Will you write out the data exactly, excluding every picture?

-- Begin Given data --

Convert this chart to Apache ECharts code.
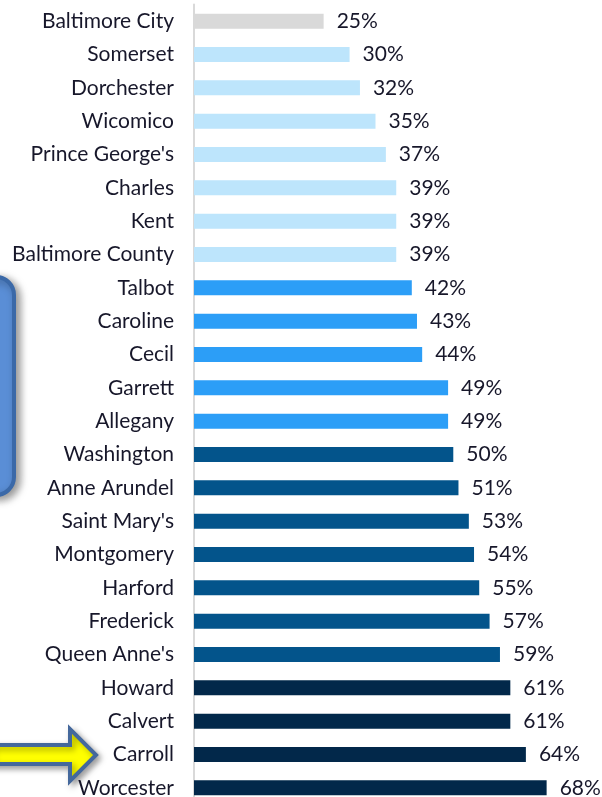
<!DOCTYPE html>
<html>
<head>
<meta charset="utf-8">
<script src="https://cdn.jsdelivr.net/npm/echarts@6/dist/echarts.min.js"></script>
<style>
  html, body { margin: 0; padding: 0; background: #fff; overflow: hidden; }
  #chart { width: 602px; height: 830px; }
</style>
</head>
<body>
<div id="chart"></div>
<script>
// counties, top to bottom
const counties = [
  "Baltimore City", "Somerset", "Dorchester", "Wicomico", "Prince George's",
  "Charles", "Kent", "Baltimore County", "Talbot", "Caroline", "Cecil",
  "Garrett", "Allegany", "Washington", "Anne Arundel", "Saint Mary's",
  "Montgomery", "Harford", "Frederick", "Queen Anne's", "Howard", "Calvert",
  "Carroll", "Worcester"
];
const percents = [25, 30, 32, 35, 37, 39, 39, 39, 42, 43, 44, 49, 49, 50, 51, 53, 54, 55, 57, 59, 61, 61, 64, 68];
// colour group per bar (0 grey, 1 light, 2 mid, 3 dark, 4 navy)
const groups = [0, 1, 1, 1, 1, 1, 1, 1, 2, 2, 2, 2, 2, 3, 3, 3, 3, 3, 3, 3, 4, 4, 4, 4];
const palette = ["#d9d9d9", "#bde5fc", "#2c9ef7", "#03548b", "#02284a"];

const chart = echarts.init(document.getElementById("chart"));

chart.setOption({
  animation: false,
  grid: { left: 194, top: 4.5, width: 363, height: 800 },
  xAxis: {
    type: "value",
    min: 0,
    max: 70,
    show: false
  },
  yAxis: {
    type: "category",
    inverse: true,
    data: counties,
    axisTick: { show: false },
    axisLine: { show: true, lineStyle: { color: "#d9d9d9", width: 2 } },
    axisLabel: {
      margin: 20,
      fontFamily: "Lato",
      fontSize: 21,
      color: "#17172a"
    }
  },
  series: [{
    type: "bar",
    barWidth: 15,
    data: percents.map((v, i) => ({
      value: v,
      itemStyle: { color: palette[groups[i]] }
    })),
    label: {
      show: true,
      position: "right",
      distance: 13,
      fontFamily: "Lato",
      fontSize: 21,
      color: "#17172a",
      formatter: p => p.value + "%"
    }
  }],
  graphic: [
    {
      type: "rect",
      shape: { x: -40, y: 277, width: 54, height: 218, r: 18 },
      style: {
        fill: "#5a8ed6",
        stroke: "#3b69a8",
        lineWidth: 4,
        shadowBlur: 8,
        shadowOffsetX: 4,
        shadowOffsetY: 3,
        shadowColor: "rgba(0,0,0,0.4)"
      }
    },
    {
      type: "polygon",
      shape: {
        points: [[-10, 745], [70, 745], [70, 729], [96, 755], [70, 781], [70, 764], [-10, 764]]
      },
      style: {
        fill: "#ffff00",
        stroke: "#44689c",
        lineWidth: 4,
        lineJoin: "miter",
        shadowBlur: 6,
        shadowOffsetX: 3,
        shadowOffsetY: 3,
        shadowColor: "rgba(0,0,0,0.35)"
      }
    }
  ]
});
</script>
</body>
</html>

-- End Given data --

Reply.
Convert this chart to Apache ECharts code.
<!DOCTYPE html>
<html>
<head>
<meta charset="utf-8">
<script src="https://cdn.jsdelivr.net/npm/echarts@6/dist/echarts.min.js"></script>
<style>
  html, body { margin: 0; padding: 0; background: #fff; overflow: hidden; }
  #chart { width: 602px; height: 830px; }
</style>
</head>
<body>
<div id="chart"></div>
<script>
// counties, top to bottom
const counties = [
  "Baltimore City", "Somerset", "Dorchester", "Wicomico", "Prince George's",
  "Charles", "Kent", "Baltimore County", "Talbot", "Caroline", "Cecil",
  "Garrett", "Allegany", "Washington", "Anne Arundel", "Saint Mary's",
  "Montgomery", "Harford", "Frederick", "Queen Anne's", "Howard", "Calvert",
  "Carroll", "Worcester"
];
const percents = [25, 30, 32, 35, 37, 39, 39, 39, 42, 43, 44, 49, 49, 50, 51, 53, 54, 55, 57, 59, 61, 61, 64, 68];
// colour group per bar (0 grey, 1 light, 2 mid, 3 dark, 4 navy)
const groups = [0, 1, 1, 1, 1, 1, 1, 1, 2, 2, 2, 2, 2, 3, 3, 3, 3, 3, 3, 3, 4, 4, 4, 4];
const palette = ["#d9d9d9", "#bde5fc", "#2c9ef7", "#03548b", "#02284a"];

const chart = echarts.init(document.getElementById("chart"));

chart.setOption({
  animation: false,
  grid: { left: 194, top: 4.5, width: 363, height: 800 },
  xAxis: {
    type: "value",
    min: 0,
    max: 70,
    show: false
  },
  yAxis: {
    type: "category",
    inverse: true,
    data: counties,
    axisTick: { show: false },
    axisLine: { show: true, lineStyle: { color: "#d9d9d9", width: 2 } },
    axisLabel: {
      margin: 20,
      fontFamily: "Lato",
      fontSize: 21,
      color: "#17172a"
    }
  },
  series: [{
    type: "bar",
    barWidth: 15,
    data: percents.map((v, i) => ({
      value: v,
      itemStyle: { color: palette[groups[i]] }
    })),
    label: {
      show: true,
      position: "right",
      distance: 13,
      fontFamily: "Lato",
      fontSize: 21,
      color: "#17172a",
      formatter: p => p.value + "%"
    }
  }],
  graphic: [
    {
      type: "rect",
      shape: { x: -40, y: 277, width: 54, height: 218, r: 18 },
      style: {
        fill: "#5a8ed6",
        stroke: "#3b69a8",
        lineWidth: 4,
        shadowBlur: 8,
        shadowOffsetX: 4,
        shadowOffsetY: 3,
        shadowColor: "rgba(0,0,0,0.4)"
      }
    },
    {
      type: "polygon",
      shape: {
        points: [[-10, 745], [70, 745], [70, 729], [96, 755], [70, 781], [70, 764], [-10, 764]]
      },
      style: {
        fill: "#ffff00",
        stroke: "#44689c",
        lineWidth: 4,
        lineJoin: "miter",
        shadowBlur: 6,
        shadowOffsetX: 3,
        shadowOffsetY: 3,
        shadowColor: "rgba(0,0,0,0.35)"
      }
    }
  ]
});
</script>
</body>
</html>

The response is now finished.